The Golden Key - TSA Locks and Encryption

Earlier this year, TSA master keys were leaked and ordinary folks were supposedly able to 3D print these keys and open any luggage with a TSA lock. Despite the huge uproar, I personally feel that it is not that big of a deal because

  1. Valuables go in hand carry, clothes go in luggage. Few people would go through the trouble of stealing a luggage for clothes that may not even fit.
  2. Luggages are seldom left unattended in public. Likely response when encountering unattended luggage is to call the authorities. No one would cart home a luggage that could possibly contain a bomb.

Given that the US has over 5000 major airports, a leak was bound to happen.
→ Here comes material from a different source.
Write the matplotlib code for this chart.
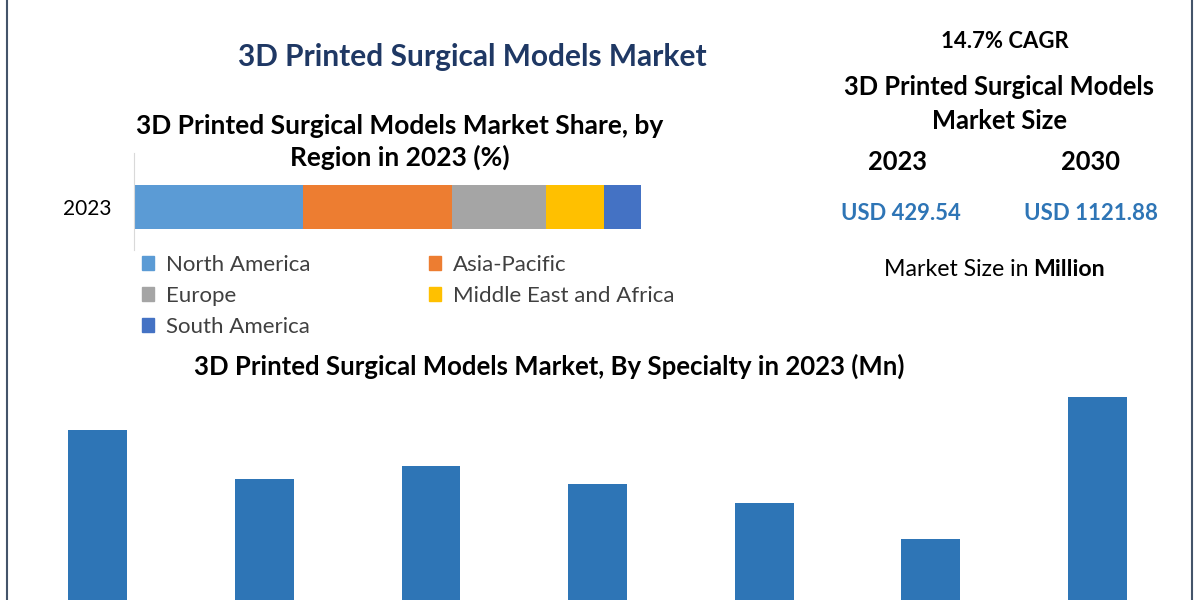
import matplotlib.pyplot as plt
from matplotlib.lines import Line2D
from matplotlib.patches import Patch

plt.rcParams["font.family"] = ["Lato", "DejaVu Sans"]

W, H = 1200, 600

# region share 2023 (%)
regions = ["North America", "Asia-Pacific", "Europe", "Middle East and Africa", "South America"]
region_share = [33.4, 29.3, 18.6, 11.4, 7.3]
region_colors = ["#5B9BD5", "#ED7D31", "#A5A5A5", "#FFC000", "#4472C4"]

# specialty values 2023 (Mn), labels not shown in the picture
specialties = ["S1", "S2", "S3", "S4", "S5", "S6", "S7"]
specialty_mn = [72.4, 59.2, 62.7, 57.9, 52.8, 43.2, 81.2]

market_2023 = "USD 429.54"
market_2030 = "USD 1121.88"
cagr = "14.7% CAGR"


def fx(px):
    return px / W


def fy(py):
    return 1 - py / H


fig = plt.figure(figsize=(12, 6), dpi=100)

# frame lines left and right
for x in (7, 1192):
    fig.add_artist(Line2D([fx(x), fx(x)], [0, 1], color="#44546A", lw=1.5))

fig.text(fx(472), fy(57), "3D Printed Surgical Models Market", ha="center", va="center",
         fontsize=21.5, fontweight="bold", color="#1F3864")

fig.text(fx(400), fy(142), "3D Printed Surgical Models Market Share, by\nRegion in 2023 (%)",
         ha="center", va="center", fontsize=19, fontweight="bold", color="black",
         linespacing=1.36)

# stacked share bar
ax1 = fig.add_axes([fx(134), fy(250), fx(680 - 134), (250 - 153) / H])
left = 0
for name, val, col in zip(regions, region_share, region_colors):
    ax1.barh([0], [val], left=left, height=0.46, color=col, label=name)
    left += val
ax1.set_xlim(0, 107.7)
ax1.set_ylim(-0.443, 0.557)
ax1.set_yticks([0])
ax1.set_yticklabels(["2023"], fontsize=15)
ax1.tick_params(axis="y", length=0, pad=16.5)
ax1.set_xticks([])
for s in ("top", "right", "bottom"):
    ax1.spines[s].set_visible(False)
ax1.spines["left"].set_color("#D9D9D9")

order = [0, 2, 4, 1, 3]
handles = [Patch(color=region_colors[i]) for i in order]
labels = [regions[i] for i in order]
fig.legend(handles, labels, ncol=2, loc="upper left", bbox_to_anchor=(fx(122), fy(235)),
           frameon=False, fontsize=16, handlelength=0.55, handleheight=0.55,
           handletextpad=0.55, columnspacing=5.3, labelspacing=0.49, labelcolor="#404040")

# right info panel
fig.text(fx(1005), fy(42), cagr, ha="center", va="center", fontsize=15.9, fontweight="bold")
fig.text(fx(999), fy(104), "3D Printed Surgical Models\nMarket Size", ha="center", va="center",
         fontsize=18.4, fontweight="bold", linespacing=1.5)
fig.text(fx(897), fy(162), "2023", ha="center", va="center", fontsize=18.4, fontweight="bold")
fig.text(fx(1091), fy(162), "2030", ha="center", va="center", fontsize=18.4, fontweight="bold")
fig.text(fx(901), fy(214), market_2023, ha="center", va="center", fontsize=15.8,
         fontweight="bold", color="#2E75B6")
fig.text(fx(1091), fy(213), market_2030, ha="center", va="center", fontsize=16,
         fontweight="bold", color="#2E75B6")
fig.text(fx(1028), fy(270), "Market Size in", ha="right", va="center", fontsize=16.7)
fig.text(fx(1033), fy(270), "Million", ha="left", va="center", fontsize=16.7, fontweight="bold")

fig.text(fx(549), fy(366), "3D Printed Surgical Models Market, By Specialty in 2023 (Mn)",
         ha="center", va="center", fontsize=18.5, fontweight="bold")

# specialty bars, cut off at bottom of the image
ax2 = fig.add_axes([fx(7), fy(700), fx(1192 - 7), (700 - 380) / H])
ax2.bar(range(len(specialties)), specialty_mn, width=0.354, color="#2E75B6")
ax2.set_xlim(-0.546, 6.57)
ax2.set_ylim(0, 85.8)
ax2.axis("off")

fig.savefig("out.png", dpi=100)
It is impossible to entrust the master key to thousands of staffs at so many locations and expect to maintain security. The US government is pushing for a similar Golden Key to be built into encryption products. The key would have to be distributed to law enforcement authorities, e.g. sheriffs, police departments, FBI, CIA, NSA, of which I am quite there are more than 5000 offices in total.

This is a bad idea because the private key can be copied easily. Dump the memory while the program is running, identify the location where the key is stored and copy it out. Unlike the TSA key which has to be physically removed to be duplicated, the original private key remains so conducting an inventory check at the end of every working day would not help. The private key would allow law enforcement authorities access to information of great value, e.g. credit card numbers, internet banking passwords and personal information so there is greater incentive for both internal as well as external parties to get their hands on it.

The government's stance is that terrorists today use encryption to secure their communications, and thus a master key would thwart these attacks and allow law enforcement to arrest the terrorists before the attacks takes place. However, in line with Kerckhoff's principle, almost all modern ciphers systems are public knowledge. Hence, it is possible for terrorist to simply write their own software which uses these already public algorithms and avoid using the backdoor-ed software.

Even if the backdoor-ed systems are used, catching these terrorists require a second big assumption, the ability to decrypt large volumes of encrypted communication using the master key and flagging out suspicious conversations. This task is difficult because a terror attack has a one in a few millions odds of happening. Filtering out all conversations with bomb will result in many false positives (gamers talking about bombing their opponents), while setting the filter too strict might result in that one single important conversation bypassing the filter as a false negative. Lastly, decrypting large volumes of communications is a computationally intensive process, it has to be done in reasonable time to prevent the attack. Decrypting it only after the attack doesn't help a bit. Given the many challenges, the Golden Key doesn't seem to be a wise choice.